Friday, November 11, 2011

Belle battles complementarianism: Reason the First

from here
I recently came across an old post on The Sola Panel in which Mark Baddeley states that the complementarian versus egalitarian “debate is, by and large, over”. These words disappointed me coming from him. I hope he’s not right, mostly because if this issue is seen as settled in Sydney, I sincerely believe it’s settled on the wrong side. I have it on good authority that at Synod a few years ago, the minister who wanted to talk about women in leadership was dismissed with something along the lines of: “We looked at this five years ago, and the Bible hasn’t changed since then.” I won’t go into how ridiculous this argument is (but seriously, if I employed the same logic to my personal study of the Bible, to name just one example, I would never have to reread any of it after having soaked it up from Genesis to Revelation in 2005), but I mention it here to suggest that perhaps there hasn’t been much fresh thinking on this topic by those held in high esteem in the Anglican church (at least) in this city.

Plus, I found out just last night that the female residential students (I’m not sure about the guys) at one particular Sydney Bible college regularly receive copies of the complementarian magazine Equal but Different in their pigeon holes! It worries me that the next generation of leaders are being brainwashed don’t seem to be given much space to come to their own conclusions on this issue. (Okay, the brainwashing thing was harsh but surely Bible colleges should be places where students are taught to love the Bible and to know how to study it for themselves and to be free – no, encouraged - to explore issues and controversies and difficult passages as bias-free as possible, right? Also I recently read Men and Women in the Church by Sarah Sumner, after which I had a clear and disturbing picture come to my mind of thousands of women, gagged and bound, in churches in this city, this country, the world, and since then it’s been much harder to stay emotionally distant when this topic comes up.)

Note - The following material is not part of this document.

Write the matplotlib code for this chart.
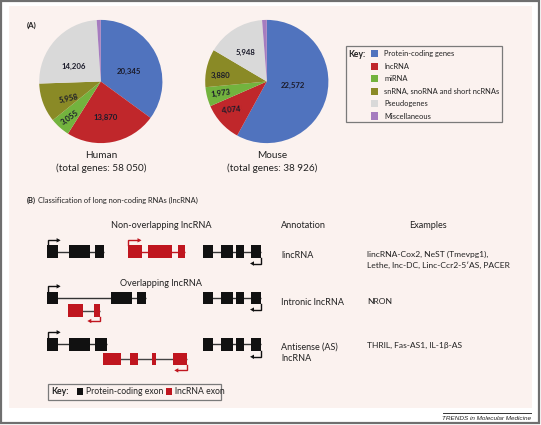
import matplotlib
matplotlib.use("Agg")
import matplotlib.pyplot as plt
from matplotlib.patches import Rectangle, Polygon

plt.rcParams['font.family'] = ['Lato', 'DejaVu Sans']

# ---------------- data ----------------
categories = ["Protein-coding genes", "lncRNA", "miRNA",
              "snRNA, snoRNA and short ncRNAs", "Pseudogenes", "Miscellaneous"]
human_values = [20345, 13870, 3055, 5958, 14206, 616]
mouse_values = [22572, 4074, 1973, 3880, 5948, 479]
human_total = 58050
mouse_total = 38926
colors = ["#5073be", "#c0272b", "#73b33e", "#8a8a26", "#d9d9d9", "#a57cbf"]

classes = ["lincRNA", "Intronic lncRNA", "Antisense (AS)\nlncRNA"]
examples = ["lincRNA-Cox2, NeST (Tmevpg1),\nLethe, lnc-DC, Linc-Ccr2-5\u2032AS, PACER",
            "NRON",
            "THRIL, Fas-AS1, IL-1\u03b2-AS"]

W, H = 541, 425
fig = plt.figure(figsize=(W / 100, H / 100), dpi=100)
fig.patch.set_facecolor("white")

# background axes
bg = fig.add_axes([0, 0, 1, 1], zorder=0)
bg.set_xlim(0, W)
bg.set_ylim(H, 0)
bg.axis("off")
bg.add_patch(Rectangle((0.5, 0.5), W - 2.5, H - 2.5, fill=False, ec="#6f6f6f", lw=1.6))
bg.add_patch(Rectangle((9, 6), 523, 402, fc="#fbf2ef", ec="none"))

# foreground axes (transparent)
ax = fig.add_axes([0, 0, 1, 1], zorder=2)
ax.set_xlim(0, W)
ax.set_ylim(H, 0)
ax.axis("off")
ax.patch.set_alpha(0)

TXT = "#222222"

# ---------------- pies ----------------
def pie_axes(cx, cy, r):
    a = fig.add_axes([(cx - r) / W, (H - cy - r) / H, 2 * r / W, 2 * r / H], zorder=1)
    return a

for vals, cx in ((human_values, 100.8), (mouse_values, 266.8)):
    pa = pie_axes(cx, 81.5, 61.6)
    pa.pie(vals, colors=colors, startangle=90, counterclock=False, radius=1,
           wedgeprops=dict(linewidth=0))
    pa.set_xlim(-1, 1)
    pa.set_ylim(-1, 1)
    pa.axis("off")

# slice value labels (positions)
human_lab_pos = [(128.5, 71.5, 0), (106, 117.5, 0), (69.5, 117, 35), (68.5, 98, 12),
                 (73.5, 66, 0)]
mouse_lab_pos = [(292.5, 85.5, 0), (231.5, 109.5, 5), (220.5, 93.5, 8),
                 (220.5, 75.5, 0), (245.5, 52.5, 0)]
for vals, poss in ((human_values, human_lab_pos), (mouse_values, mouse_lab_pos)):
    for v, (x, y, rot) in zip(vals, poss):
        ax.text(x, y, f"{v:,}", ha="center", va="center", fontsize=5.6,
                fontweight="bold", color="#1b1b2a", rotation=rot)

ax.text(101.5, 156, "Human", ha="center", va="center", fontsize=7.2, color=TXT)
ax.text(101.5, 168, f"(total genes: {human_total:,})".replace(",", " "),
        ha="center", va="center", fontsize=7.2, color=TXT)
ax.text(272, 156, "Mouse", ha="center", va="center", fontsize=7.2, color=TXT)
ax.text(272, 168, f"(total genes: {mouse_total:,})".replace(",", " "),
        ha="center", va="center", fontsize=7.2, color=TXT)

ax.text(27, 25, "(A)", ha="left", va="center", fontsize=5.8, fontweight="bold", color=TXT)

# legend key box
ax.add_patch(Rectangle((345.8, 46), 156.5, 75.5, fill=False, ec="#7a7a7a", lw=0.9))
ax.text(348.5, 54, "Key:", ha="left", va="center", fontsize=6.2, fontweight="bold", color=TXT)
for i, (cat, col) in enumerate(zip(categories, colors)):
    y = 53.8 + i * 12.45
    ax.add_patch(Rectangle((370.8, y - 3.6), 7, 7.2, fc=col, ec="none"))
    ax.text(384.5, y, cat, ha="left", va="center", fontsize=5.4, color=TXT)

# ---------------- panel B ----------------
ax.text(27, 200, "(B)", ha="left", va="center", fontsize=5.4, fontweight="bold", color=TXT)
ax.text(38.5, 200, "Classification of long non-coding RNAs (lncRNA)", ha="left",
        va="center", fontsize=5.4, color=TXT)
ax.text(161.5, 225.8, "Non-overlapping lncRNA", ha="center", va="center", fontsize=6.6, color=TXT)
ax.text(281.2, 225.8, "Annotation", ha="left", va="center", fontsize=6.6, color=TXT)
ax.text(428, 225.8, "Examples", ha="center", va="center", fontsize=6.6, color=TXT)
ax.text(161.3, 284, "Overlapping lncRNA", ha="center", va="center", fontsize=6.6, color=TXT)

BLACK = "#111111"
RED = "#c0161f"
EH = 12.6


def gene(exons, yc, col, line_col):
    x0, x1 = exons[0][0], exons[-1][1]
    ax.plot([x0, x1], [yc, yc], color=line_col, lw=1.0, solid_capstyle="butt", zorder=2)
    for a, b in exons:
        ax.add_patch(Rectangle((a, yc - EH / 2), b - a, EH, fc=col, ec="none", zorder=3))


def arrow_right(x, ytop, yarr, xtip, col):
    ax.plot([x, x, xtip - 3], [ytop, yarr, yarr], color=col, lw=1.0, zorder=4,
            solid_joinstyle="miter")
    ax.add_patch(Polygon([(xtip - 4, yarr - 2.2), (xtip, yarr), (xtip - 4, yarr + 2.2)],
                         closed=True, fc=col, ec="none", zorder=4))


def arrow_left(x, ybot, yarr, xtip, col):
    ax.plot([x, x, xtip + 3], [ybot, yarr, yarr], color=col, lw=1.0, zorder=4,
            solid_joinstyle="miter")
    ax.add_patch(Polygon([(xtip + 4, yarr - 2.2), (xtip, yarr), (xtip + 4, yarr + 2.2)],
                         closed=True, fc=col, ec="none", zorder=4))


right_gene = [(202.6, 212.9), (220.8, 232.9), (236.4, 244.0), (250.9, 261.2)]

# row 1: lincRNA
y1 = 251.7
gene([(47.3, 57.6), (69.0, 90.4), (95.2, 103.5)], y1, BLACK, "#333333")
arrow_right(47.8, y1 - EH / 2, 240.3, 60.6, BLACK)
gene([(127.7, 142.0), (147.9, 172.0), (178.4, 184.6)], y1, RED, RED)
arrow_right(128.2, y1 - EH / 2, 240.3, 141.5, RED)
gene(right_gene, y1, BLACK, "#333333")
arrow_left(260.7, y1 + EH / 2, 263.5, 250.0, BLACK)

# row 2: intronic
y2 = 297.8
gene([(47.3, 57.6), (111.1, 132.2), (137.3, 145.6)], y2, BLACK, "#333333")
arrow_right(47.8, y2 - EH / 2, 286.3, 60.6, BLACK)
gene(right_gene, y2, BLACK, "#333333")
arrow_left(260.7, y2 + EH / 2, 309.6, 250.0, BLACK)
y2r = 310.5
gene([(68.3, 82.8), (93.9, 100.1)], y2r, RED, "#444444")
arrow_left(99.6, y2r + EH / 2, 321.0, 87.3, RED)

# row 3: antisense
y3 = 344.3
gene([(47.3, 57.6), (69.0, 90.4), (95.2, 107.0)], y3, BLACK, "#333333")
arrow_right(47.8, y3 - EH / 2, 332.3, 60.6, BLACK)
gene(right_gene, y3, BLACK, "#333333")
arrow_left(260.7, y3 + EH / 2, 356.8, 250.0, BLACK)
y3r = 359.0
gene([(102.8, 120.8), (130.1, 138.0), (151.8, 156.0), (172.5, 187.4)], y3r, RED, "#444444")
arrow_left(186.9, y3r + EH / 2, 370.4, 174.3, RED)

# annotation + examples
for cls, ex, y in zip(classes, examples, (250.5, 297.7, 342.2)):
    ax.text(281.2, y, cls, ha="left", va="top", fontsize=6.5, color=TXT,
            linespacing=1.45)
    ax.text(366.8, y, ex, ha="left", va="top", fontsize=6.1, color=TXT,
            linespacing=1.55)

# bottom key
ax.add_patch(Rectangle((48.3, 384.3), 172.5, 15.4, fc="none", ec="#7a7a7a", lw=0.9))
ax.text(51, 391.8, "Key:", ha="left", va="center", fontsize=6.3, fontweight="bold", color=TXT)
ax.add_patch(Rectangle((76.7, 388.4), 6.5, 6.8, fc=BLACK, ec="none"))
ax.text(86.2, 391.8, "Protein-coding exon", ha="left", va="center", fontsize=6.2, color=TXT)
ax.add_patch(Rectangle((165.6, 388.4), 6.8, 6.8, fc=RED, ec="none"))
ax.text(175.3, 391.8, "lncRNA exon", ha="left", va="center", fontsize=6.2, color=TXT)

# footer
ax.plot([443.4, 531.4], [413.2, 413.2], color="#333333", lw=0.7)
ax.text(531, 418, "TRENDS in Molecular Medicine", ha="right", va="center",
        fontsize=4.6, style="italic", color="#222222", family="Liberation Sans")

fig.savefig("out.png", dpi=100, facecolor="white")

So the next few posts will give just three reasons that I don’t think this debate should be declared over yet, at least not in this city.

Reason the first:
I was surprised by this quote from John Stott in Issues Facing Christians Today (from page 254):
If God endows women with spiritual gifts (which he does), and thereby calls them to exercise their gifts for the common good (which he does), then the Church must recognize God’s gifts and calling, must make appropriate spheres of service available to women, and should ‘ordain’ (that is, commission and authorize) them to exercise their God-given ministry, at least in team situations. Our Christian doctrines of Creation and Redemption tell us that God wants his gifted people to be fulfilled not frustrated, and his church to be enriched by their service.
I was also surprised by The Conversation Stopper, an article written by Claire Smith in The Briefing from May 2006 (I discovered it at a holiday house!), in which she wonders (on page 10)
...if we ought to reinstate ‘prophecy’ as a means for women and men who are not overseers to contribute verbally to the up-building, rebuking, strengthening and comforting of all of the congregation, so that we might all learn and be encouraged and so that the secrets of unbelievers’ hearts may be laid bare.
I can’t help but think that if even the complementarians are questioning whether maybe women should be allowed to do more in our churches, something must be really wrong.